Dr. Asha M. George is a public health and security expert with more than three decades of work in her field. Since 2018, she has been the executive director of the Bipartisan Commission on Biodefense, previously known as the Blue Ribbon Study Panel on Biodefense. As executive director, Dr. George is responsible for overseeing the Apollo program for biodefense and its staff, in addition to analyzing national risk-preparedness measures and mitigation protocols for biological weapons events, pandemics, and other biological outbreaks. Dr. George holds a Bachelor of Arts in natural sciences from Johns Hopkins University and earned her Master of Science in public health, with a focus on parasitology and laboratory practice, from the University of North Carolina at Chapel Hill the following year. She has continued her professional development throughout her career and attended the University of Hawai‘i at Mānoa in the 1990s, earning a Doctor of Public Health in 1997.
Dr. George began her career as a laboratory technician at the George Washington University and joined the United States Army as a deputy intelligence officer in 1989. She served in the Army until 1992, rising to become the security and intelligence officer for Battalion S-2, a platoon leader, and a company executive officer. During her service, Dr. George was deployed to serve as a part of Operation Desert Storm, where her intelligence work and public health background helped influence her battalion’s response to the possible presence of anthrax in missiles present in Iraqi military camps. Realizing that the Army separated medical intelligence from other forms of intelligence work, she developed an interest in combining her areas of expertise to better serve the United States and the global intelligence community. As someone with both military leadership and public health and policy experience, Dr. George has dedicated her civilian career to roles focused on biodefense and homeland security.
From 1996 until 1997, Dr. George was a program analyst for the Association of Schools and Programs of Public Health. She became the director of the National Coalition for Adult Immunization, a project of the National Foundation for Infectious Diseases, in 1998, and joined the Association of Public Health Laboratories in 1999 as director of emergency preparedness and response. Dr. George remained with the Association of Public Health Laboratories until 2001, when she was named a senior program officer for the Nuclear Threat Initiative’s biological programs division, a role she would hold for the next two years. She briefly served as the homeland security division manager and managing director for Analytic Services, Inc., and became the director of public health security at DFI International, a Washington-based consultancy, in 2005.
Dr. George entered the public policy sphere in 2007 as a senior professional staff member for the United States House of Representatives’ House Homeland Security Committee, and in 2010 she was named staff director for intelligence for the information sharing and terrorism risk assessment subcommittee.

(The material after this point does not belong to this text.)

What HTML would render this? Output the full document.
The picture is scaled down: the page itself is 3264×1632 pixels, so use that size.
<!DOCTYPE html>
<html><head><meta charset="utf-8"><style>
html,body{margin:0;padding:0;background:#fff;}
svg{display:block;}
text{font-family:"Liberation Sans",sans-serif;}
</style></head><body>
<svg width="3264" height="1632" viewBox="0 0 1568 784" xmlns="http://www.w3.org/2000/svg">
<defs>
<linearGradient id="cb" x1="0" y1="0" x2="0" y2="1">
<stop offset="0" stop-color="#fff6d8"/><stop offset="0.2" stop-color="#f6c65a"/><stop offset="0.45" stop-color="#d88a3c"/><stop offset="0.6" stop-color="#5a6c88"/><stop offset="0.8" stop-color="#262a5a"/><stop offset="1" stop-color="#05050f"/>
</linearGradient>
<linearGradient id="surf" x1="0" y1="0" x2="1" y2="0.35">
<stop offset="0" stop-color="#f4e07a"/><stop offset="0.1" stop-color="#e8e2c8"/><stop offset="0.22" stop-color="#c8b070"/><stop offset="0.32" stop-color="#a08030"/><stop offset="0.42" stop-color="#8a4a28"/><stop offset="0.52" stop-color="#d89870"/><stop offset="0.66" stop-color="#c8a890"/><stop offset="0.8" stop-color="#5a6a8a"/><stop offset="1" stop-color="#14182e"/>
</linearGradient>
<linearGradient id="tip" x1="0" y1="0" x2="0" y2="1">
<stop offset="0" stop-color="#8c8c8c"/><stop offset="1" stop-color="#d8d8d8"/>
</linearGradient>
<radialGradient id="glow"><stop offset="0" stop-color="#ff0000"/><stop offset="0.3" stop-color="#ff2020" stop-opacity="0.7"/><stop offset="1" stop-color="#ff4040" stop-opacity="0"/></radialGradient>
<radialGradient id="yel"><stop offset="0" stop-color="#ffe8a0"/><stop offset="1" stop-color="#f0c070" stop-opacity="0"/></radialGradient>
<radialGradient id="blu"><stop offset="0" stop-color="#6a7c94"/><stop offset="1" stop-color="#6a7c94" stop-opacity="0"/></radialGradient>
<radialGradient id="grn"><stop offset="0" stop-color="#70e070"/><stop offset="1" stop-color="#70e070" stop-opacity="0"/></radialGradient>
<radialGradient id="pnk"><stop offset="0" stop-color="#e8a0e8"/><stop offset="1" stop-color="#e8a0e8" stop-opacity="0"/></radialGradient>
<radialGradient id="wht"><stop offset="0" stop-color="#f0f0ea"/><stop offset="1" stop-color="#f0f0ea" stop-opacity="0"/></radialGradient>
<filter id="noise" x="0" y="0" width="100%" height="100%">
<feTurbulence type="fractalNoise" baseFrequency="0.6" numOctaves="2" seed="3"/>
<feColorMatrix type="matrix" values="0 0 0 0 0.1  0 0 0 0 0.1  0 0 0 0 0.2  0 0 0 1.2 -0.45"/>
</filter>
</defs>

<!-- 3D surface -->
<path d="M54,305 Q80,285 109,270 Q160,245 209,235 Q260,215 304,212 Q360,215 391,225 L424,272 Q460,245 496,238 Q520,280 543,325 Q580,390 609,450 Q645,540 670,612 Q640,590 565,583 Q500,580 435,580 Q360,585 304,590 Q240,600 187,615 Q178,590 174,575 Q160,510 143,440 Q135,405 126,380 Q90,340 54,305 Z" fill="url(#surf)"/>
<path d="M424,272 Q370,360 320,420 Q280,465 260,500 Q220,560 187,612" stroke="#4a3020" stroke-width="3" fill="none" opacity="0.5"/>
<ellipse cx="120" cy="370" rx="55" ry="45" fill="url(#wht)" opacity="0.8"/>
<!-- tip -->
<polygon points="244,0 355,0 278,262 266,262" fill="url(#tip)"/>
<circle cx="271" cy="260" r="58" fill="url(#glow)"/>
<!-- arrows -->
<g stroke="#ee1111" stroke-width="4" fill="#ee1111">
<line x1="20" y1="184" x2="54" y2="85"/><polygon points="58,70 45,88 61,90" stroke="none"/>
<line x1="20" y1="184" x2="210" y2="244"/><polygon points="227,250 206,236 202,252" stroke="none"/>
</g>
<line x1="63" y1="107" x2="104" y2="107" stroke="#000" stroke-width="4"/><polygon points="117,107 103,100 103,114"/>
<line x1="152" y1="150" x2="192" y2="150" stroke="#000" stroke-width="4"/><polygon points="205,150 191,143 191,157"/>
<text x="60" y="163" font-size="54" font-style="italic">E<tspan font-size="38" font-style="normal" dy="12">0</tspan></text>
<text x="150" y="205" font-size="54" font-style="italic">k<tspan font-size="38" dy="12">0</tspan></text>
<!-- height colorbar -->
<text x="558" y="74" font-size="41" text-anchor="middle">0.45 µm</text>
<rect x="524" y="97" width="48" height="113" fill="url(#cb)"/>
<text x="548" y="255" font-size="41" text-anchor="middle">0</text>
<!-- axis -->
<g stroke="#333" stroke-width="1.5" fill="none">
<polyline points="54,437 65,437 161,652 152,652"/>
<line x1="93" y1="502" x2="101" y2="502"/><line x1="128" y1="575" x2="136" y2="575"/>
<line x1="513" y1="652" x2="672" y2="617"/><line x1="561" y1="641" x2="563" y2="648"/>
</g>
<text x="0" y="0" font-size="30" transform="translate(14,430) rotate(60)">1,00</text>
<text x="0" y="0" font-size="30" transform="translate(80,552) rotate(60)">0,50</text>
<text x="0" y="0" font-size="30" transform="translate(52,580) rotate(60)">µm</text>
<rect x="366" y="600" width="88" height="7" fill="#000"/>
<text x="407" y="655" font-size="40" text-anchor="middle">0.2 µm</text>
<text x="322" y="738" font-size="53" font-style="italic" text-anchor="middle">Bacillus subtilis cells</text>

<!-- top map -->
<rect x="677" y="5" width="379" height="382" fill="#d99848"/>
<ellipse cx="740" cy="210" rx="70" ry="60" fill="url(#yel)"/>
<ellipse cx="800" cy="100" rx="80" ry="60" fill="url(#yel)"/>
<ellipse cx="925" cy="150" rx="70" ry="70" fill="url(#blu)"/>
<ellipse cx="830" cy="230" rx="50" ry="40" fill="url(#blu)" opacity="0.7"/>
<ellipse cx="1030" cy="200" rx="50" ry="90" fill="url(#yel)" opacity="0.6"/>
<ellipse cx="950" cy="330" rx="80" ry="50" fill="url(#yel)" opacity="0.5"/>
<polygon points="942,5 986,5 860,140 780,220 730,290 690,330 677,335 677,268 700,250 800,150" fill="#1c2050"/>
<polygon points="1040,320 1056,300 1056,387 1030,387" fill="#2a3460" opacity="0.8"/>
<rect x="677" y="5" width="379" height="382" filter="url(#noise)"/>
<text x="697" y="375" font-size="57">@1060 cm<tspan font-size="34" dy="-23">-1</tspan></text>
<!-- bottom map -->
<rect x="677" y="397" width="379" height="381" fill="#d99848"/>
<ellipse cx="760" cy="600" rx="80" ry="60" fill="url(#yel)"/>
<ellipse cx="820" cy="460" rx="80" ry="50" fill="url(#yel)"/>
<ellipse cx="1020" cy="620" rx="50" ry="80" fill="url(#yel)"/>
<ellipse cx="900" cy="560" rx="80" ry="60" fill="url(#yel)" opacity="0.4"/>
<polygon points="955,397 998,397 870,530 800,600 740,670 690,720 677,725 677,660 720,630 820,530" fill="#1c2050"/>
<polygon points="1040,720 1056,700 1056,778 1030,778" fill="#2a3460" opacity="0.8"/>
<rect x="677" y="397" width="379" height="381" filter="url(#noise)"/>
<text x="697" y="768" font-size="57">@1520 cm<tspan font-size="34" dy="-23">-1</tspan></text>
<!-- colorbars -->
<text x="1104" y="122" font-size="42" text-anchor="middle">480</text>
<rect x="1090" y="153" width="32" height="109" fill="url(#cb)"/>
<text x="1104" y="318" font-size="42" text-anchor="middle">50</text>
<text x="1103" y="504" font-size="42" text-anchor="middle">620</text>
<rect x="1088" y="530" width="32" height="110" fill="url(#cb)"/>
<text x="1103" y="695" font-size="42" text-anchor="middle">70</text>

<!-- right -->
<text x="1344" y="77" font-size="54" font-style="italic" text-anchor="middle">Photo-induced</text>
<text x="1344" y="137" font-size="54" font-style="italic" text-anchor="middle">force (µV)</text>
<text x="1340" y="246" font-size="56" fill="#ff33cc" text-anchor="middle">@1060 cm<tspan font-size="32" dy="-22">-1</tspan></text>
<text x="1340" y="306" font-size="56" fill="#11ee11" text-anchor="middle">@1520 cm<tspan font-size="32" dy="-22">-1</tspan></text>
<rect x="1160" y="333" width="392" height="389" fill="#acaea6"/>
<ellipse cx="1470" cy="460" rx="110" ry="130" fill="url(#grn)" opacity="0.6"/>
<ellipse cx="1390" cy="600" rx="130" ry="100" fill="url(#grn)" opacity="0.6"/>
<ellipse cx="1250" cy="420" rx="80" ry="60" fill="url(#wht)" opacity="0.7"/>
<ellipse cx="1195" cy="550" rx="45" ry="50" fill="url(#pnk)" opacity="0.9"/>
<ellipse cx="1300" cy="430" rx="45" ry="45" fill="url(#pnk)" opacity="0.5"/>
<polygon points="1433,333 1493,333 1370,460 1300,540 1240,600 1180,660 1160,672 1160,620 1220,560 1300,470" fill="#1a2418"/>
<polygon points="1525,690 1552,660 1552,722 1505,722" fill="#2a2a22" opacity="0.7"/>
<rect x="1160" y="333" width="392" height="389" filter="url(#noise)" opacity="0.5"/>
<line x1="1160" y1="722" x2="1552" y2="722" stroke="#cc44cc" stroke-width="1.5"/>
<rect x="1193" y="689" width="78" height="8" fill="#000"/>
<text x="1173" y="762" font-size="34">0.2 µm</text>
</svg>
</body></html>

For the next four years, she was the analytic director of CENTRA Technology, Inc., departing in 2015 to become the principal of Strategic Operational Solutions, Inc. Dr. George has been involved with the Bipartisan Commission on Biodefense since 2014, serving as co-director before assuming her current role in 2018.
An innovator in biodefense policy, Dr. George is responsible for developing portions of the National Defense Authorization Act, including the creation of a centralized national biodefense strategy and the separation of biodefense policy from general national defense protocols. During her time with the Association of Public Health Laboratories, she worked to establish the Laboratory Response Network, a confederation of public health testing laboratories across the country working together to test and receive FBI specimens. The Laboratory Response Network was responsible for conducting the majority of anthrax testing in the United States and continues to play a major role in outbreak testing and notification.
Dr. George has written extensively for journals and professional publications including Frontiers in Biotechnology, the Vanderbilt Journal of Transnational Law, and Biodefense Quarterly, and has been an invited speaker at numerous conferences and symposia. In recognition of her career accomplishments, she has been presented with awards from the Federal Bureau of Investigation and the Department of Homeland Security, and is heavily decorated for her Army service, including two National Defense Service Medals and a Bronze Service Star. Dr. George credits her success to tenacity, hard work, and a commitment to change, and looks forward to continuing her career at the intersection of public health and public policy with a focus on pandemic containment and intentional biological weapons mitigation.